My Owl poison collection shown with some milk glass bottles.


----------



## midway49 (Jan 17, 2009)

I see you have the milk glass Owl jar.  I just recently dug one of those and the insert was there with it.   I see them listed as mustard containers.  They seem too big for that.


----------



## milkglassbottles (Jan 26, 2009)

Lucky find. There are two (2) Owl Mustard jar variants, yes, it's a mustard! One of the harder ones to find had orange jeweled eyes. Feel free yo mail me a picture and I will let you know which one you have. Thanks for sharing!  Below is a link to an interesting article milk glass Owls, written by a great guy!
http://www.fohbc.com/PDF_Files/OwlMilkGlass_JBilyeu.pdf


----------



## LC (Jan 26, 2009)

After viewing this milk glass collection , it makes my lone little milk glass bottle feel very insignificant ................ Do you have the Empress Josephine Toilet  Co. bottle out of Dayton , Ohio ? Looks like you may have one on the back shelf with the milk glass stopper .


----------



## milkglassbottles (Jan 27, 2009)

I am fortunate enough to have both variants. They were corked, there were no milk glass stoppers that I am aware of.

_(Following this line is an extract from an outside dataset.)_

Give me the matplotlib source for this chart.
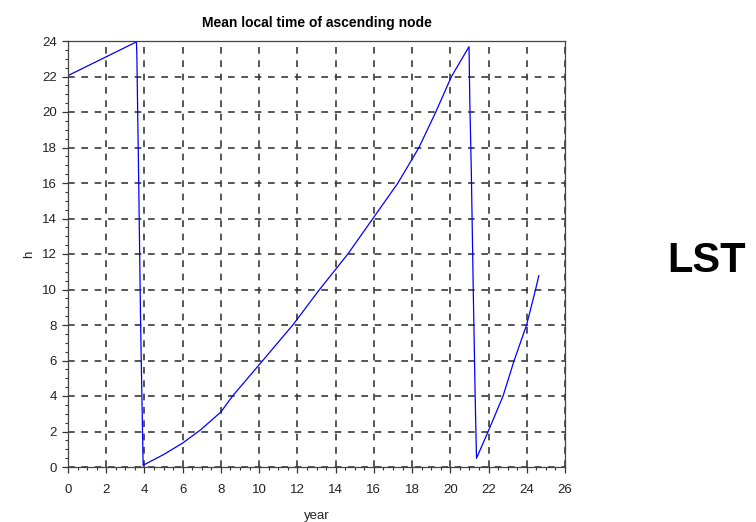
import numpy as np
import matplotlib
matplotlib.use("Agg")
from matplotlib import pyplot as plt
from matplotlib.ticker import MultipleLocator

# values (year, local time in hours)
year = [0.0, 3.58, 3.60, 3.70, 3.80, 3.93,
        5.0, 6.0, 6.92, 8.0, 8.61, 10.19, 11.76, 13.16, 14.64, 15.95,
        17.26, 18.36, 19.24, 20.06, 20.98,
        21.02, 21.10, 21.20, 21.30, 21.37,
        21.98, 22.76, 23.34, 23.99, 24.46, 24.63]
hours = [22.05, 23.95, 23.3, 16.0, 8.0, 0.1,
         0.7, 1.35, 2.08, 3.1, 4.0, 6.0, 8.0, 10.0, 12.0, 14.0,
         16.0, 18.0, 20.0, 22.0, 23.68,
         20.6, 16.6, 10.0, 4.0, 0.49,
         2.0, 4.0, 6.0, 8.0, 10.0, 10.78]

x_ticks = np.arange(0, 27, 2)
y_ticks = np.arange(0, 25, 2)

plt.rcParams['font.family'] = ['Liberation Sans', 'DejaVu Sans']

fig = plt.figure(figsize=(7.56, 5.22), dpi=100)
ax = fig.add_axes([68 / 756, 1 - 467 / 522, (565 - 68) / 756, (467 - 41) / 522])

ax.plot(year, hours, color='#0000ff', linewidth=0.9)

ax.set_xlim(0, 26)
ax.set_ylim(0, 24)
ax.set_xticks(x_ticks)
ax.set_yticks(y_ticks)
ax.xaxis.set_minor_locator(MultipleLocator(0.5))
ax.yaxis.set_minor_locator(MultipleLocator(0.5))
ax.tick_params(which='major', direction='out', length=4, width=0.9,
               color='#333333', labelsize=9.5, labelcolor='#222222', pad=4)
ax.tick_params(which='minor', direction='out', length=2.2, width=0.8,
               color='#333333')
ax.tick_params(axis='x', which='major', pad=8)

ax.grid(True, which='major', color='#3a3a3a', linestyle=(0, (4, 4)),
        linewidth=1.2)
ax.set_axisbelow(True)
for s in ax.spines.values():
    s.set_color('#444444')
    s.set_linewidth(0.9)

ax.set_title("Mean local time of ascending node", fontsize=10,
             fontweight='bold', pad=10)
ax.set_xlabel("year", fontsize=9.5, labelpad=10, color='#222222')
ax.set_ylabel("h", fontsize=9.5, labelpad=5, color='#222222')

fig.text(707 / 756, 1 - 261 / 522, "LST", fontsize=30, fontweight='bold',
         ha='center', va='center')

plt.savefig("out.png", dpi=100)
plt.close()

Don't feel bad, it is hard to discern which bottles are are which, they all look alike!


----------



## beendiggin (Jan 28, 2009)

Congrats on assembling such a unique collection!  That display is so cool to see.  I've only dug one Hagans, and about a thousand varieties of cream jars.  I once bought a nice Victorian milk glass dish, two open hands with grape leaves, it was an old dated piece. The glass was delicate and prismatic around the edges. I loved that dish but eventually sold it. Once in a while I'll see some newer versions of it, but the glass is a really plain white, and not delicate.  again, cool display, thanks for posting those pics.


----------



## milkglassbottles (Jan 28, 2009)

Thank you for your appreciation and taking the time to share that with me. It's is the people like you that tend to remember me and my collection ( not necessarily in that order) when at a show or the like and call and ask me if I have this one or that one. I have been awaken from a dead sleep many a Saturday and Sunday morning by friends and collectors on the West Coast! That is a wake up call I don't seem to mind! I recently got a call from a good friend, Gimpy the Owl boy from Oregon,  asking me if I had an Octopus and Coin flask...needless to say, I do now!
 Thanks again for taking the time to write. Gary


----------